» **Dataset content**:
::::
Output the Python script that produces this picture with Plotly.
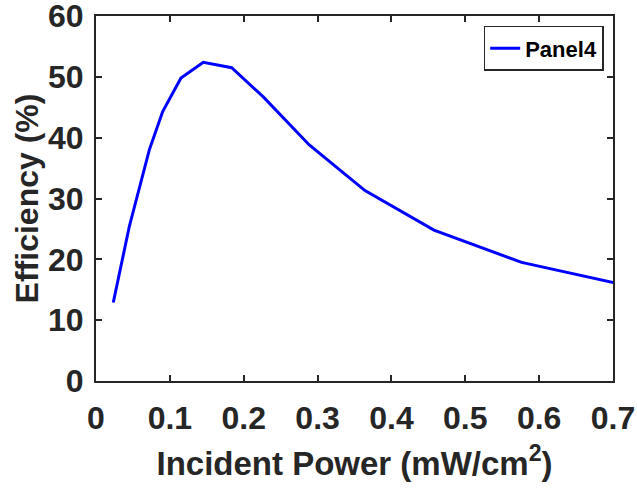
::::
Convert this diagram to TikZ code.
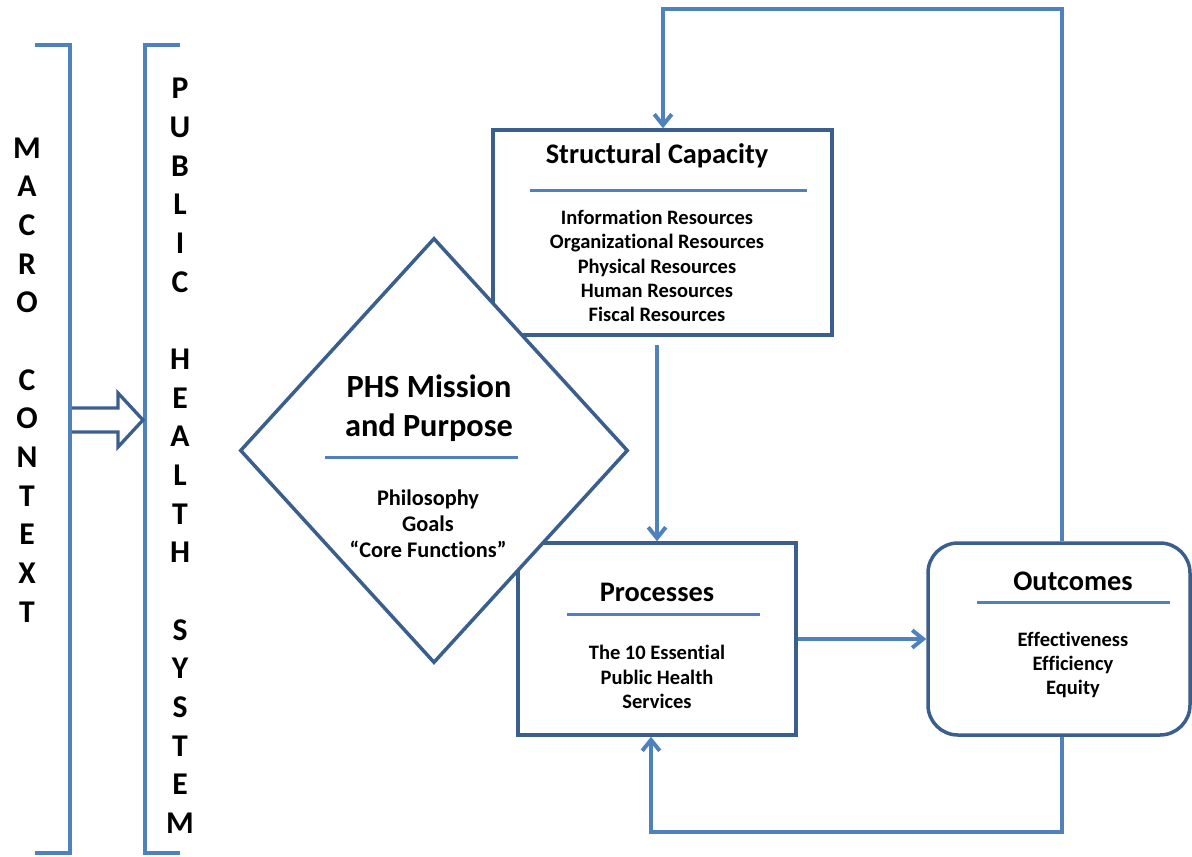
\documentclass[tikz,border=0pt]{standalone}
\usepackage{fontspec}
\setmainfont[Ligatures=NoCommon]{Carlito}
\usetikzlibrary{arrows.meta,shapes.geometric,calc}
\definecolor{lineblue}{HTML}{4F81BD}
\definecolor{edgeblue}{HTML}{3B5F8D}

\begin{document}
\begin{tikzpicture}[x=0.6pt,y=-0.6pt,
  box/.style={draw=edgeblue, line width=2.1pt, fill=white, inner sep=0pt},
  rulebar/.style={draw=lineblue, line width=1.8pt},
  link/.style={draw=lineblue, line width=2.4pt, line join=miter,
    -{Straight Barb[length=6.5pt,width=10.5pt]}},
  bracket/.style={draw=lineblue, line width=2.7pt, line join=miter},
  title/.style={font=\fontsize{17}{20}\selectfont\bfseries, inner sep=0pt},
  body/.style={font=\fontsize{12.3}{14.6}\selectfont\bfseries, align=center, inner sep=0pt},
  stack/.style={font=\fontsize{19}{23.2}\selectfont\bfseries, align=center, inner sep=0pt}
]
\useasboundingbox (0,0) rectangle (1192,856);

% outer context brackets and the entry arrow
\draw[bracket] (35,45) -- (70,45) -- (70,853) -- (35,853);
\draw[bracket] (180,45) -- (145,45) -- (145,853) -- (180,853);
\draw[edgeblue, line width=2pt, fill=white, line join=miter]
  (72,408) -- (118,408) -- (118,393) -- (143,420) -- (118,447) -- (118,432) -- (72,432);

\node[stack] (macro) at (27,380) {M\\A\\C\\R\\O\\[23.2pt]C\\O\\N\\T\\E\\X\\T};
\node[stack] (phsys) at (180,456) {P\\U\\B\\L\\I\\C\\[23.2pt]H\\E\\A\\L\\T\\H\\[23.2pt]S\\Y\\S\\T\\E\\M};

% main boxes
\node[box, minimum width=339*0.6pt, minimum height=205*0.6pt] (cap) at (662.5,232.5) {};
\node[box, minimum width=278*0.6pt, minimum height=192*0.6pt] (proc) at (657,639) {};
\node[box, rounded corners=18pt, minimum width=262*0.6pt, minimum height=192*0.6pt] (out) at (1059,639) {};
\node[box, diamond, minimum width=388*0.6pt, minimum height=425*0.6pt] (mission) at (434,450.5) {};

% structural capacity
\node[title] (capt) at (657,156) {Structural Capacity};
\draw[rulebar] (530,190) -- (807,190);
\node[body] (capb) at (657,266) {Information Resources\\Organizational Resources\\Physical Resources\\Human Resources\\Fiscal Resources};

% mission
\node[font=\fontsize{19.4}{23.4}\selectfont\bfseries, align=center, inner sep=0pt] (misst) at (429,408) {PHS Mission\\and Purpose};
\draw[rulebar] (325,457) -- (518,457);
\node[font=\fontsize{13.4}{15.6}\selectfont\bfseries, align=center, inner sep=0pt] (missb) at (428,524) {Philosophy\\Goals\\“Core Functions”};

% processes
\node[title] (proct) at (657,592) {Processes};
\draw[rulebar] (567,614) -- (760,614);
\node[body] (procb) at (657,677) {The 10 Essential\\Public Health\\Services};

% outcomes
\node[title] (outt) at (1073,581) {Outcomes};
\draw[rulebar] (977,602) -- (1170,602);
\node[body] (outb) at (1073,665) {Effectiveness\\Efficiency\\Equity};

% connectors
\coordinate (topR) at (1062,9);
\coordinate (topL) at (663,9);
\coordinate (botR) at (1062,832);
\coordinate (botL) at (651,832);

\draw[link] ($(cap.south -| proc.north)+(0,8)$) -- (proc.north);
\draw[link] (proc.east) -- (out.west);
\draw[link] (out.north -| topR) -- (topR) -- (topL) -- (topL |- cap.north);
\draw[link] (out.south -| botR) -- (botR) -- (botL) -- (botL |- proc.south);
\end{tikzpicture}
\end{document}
::::
Do not copy any pictures. Retype exactly the stretch from the line with "Convert this diagram to TikZ code." through the line with "minimum width=388*0.6pt, minimum".

Convert this diagram to TikZ code.
\documentclass[tikz,border=0pt]{standalone}
\usepackage{fontspec}
\setmainfont[Ligatures=NoCommon]{Carlito}
\usetikzlibrary{arrows.meta,shapes.geometric,calc}
\definecolor{lineblue}{HTML}{4F81BD}
\definecolor{edgeblue}{HTML}{3B5F8D}

\begin{document}
\begin{tikzpicture}[x=0.6pt,y=-0.6pt,
  box/.style={draw=edgeblue, line width=2.1pt, fill=white, inner sep=0pt},
  rulebar/.style={draw=lineblue, line width=1.8pt},
  link/.style={draw=lineblue, line width=2.4pt, line join=miter,
    -{Straight Barb[length=6.5pt,width=10.5pt]}},
  bracket/.style={draw=lineblue, line width=2.7pt, line join=miter},
  title/.style={font=\fontsize{17}{20}\selectfont\bfseries, inner sep=0pt},
  body/.style={font=\fontsize{12.3}{14.6}\selectfont\bfseries, align=center, inner sep=0pt},
  stack/.style={font=\fontsize{19}{23.2}\selectfont\bfseries, align=center, inner sep=0pt}
]
\useasboundingbox (0,0) rectangle (1192,856);

% outer context brackets and the entry arrow
\draw[bracket] (35,45) -- (70,45) -- (70,853) -- (35,853);
\draw[bracket] (180,45) -- (145,45) -- (145,853) -- (180,853);
\draw[edgeblue, line width=2pt, fill=white, line join=miter]
  (72,408) -- (118,408) -- (118,393) -- (143,420) -- (118,447) -- (118,432) -- (72,432);

\node[stack] (macro) at (27,380) {M\\A\\C\\R\\O\\[23.2pt]C\\O\\N\\T\\E\\X\\T};
\node[stack] (phsys) at (180,456) {P\\U\\B\\L\\I\\C\\[23.2pt]H\\E\\A\\L\\T\\H\\[23.2pt]S\\Y\\S\\T\\E\\M};

% main boxes
\node[box, minimum width=339*0.6pt, minimum height=205*0.6pt] (cap) at (662.5,232.5) {};
\node[box, minimum width=278*0.6pt, minimum height=192*0.6pt] (proc) at (657,639) {};
\node[box, rounded corners=18pt, minimum width=262*0.6pt, minimum height=192*0.6pt] (out) at (1059,639) {};
\node[box, diamond, minimum width=388*0.6pt, minimum height=425*0.6pt] (mission) at (434,450.5) {};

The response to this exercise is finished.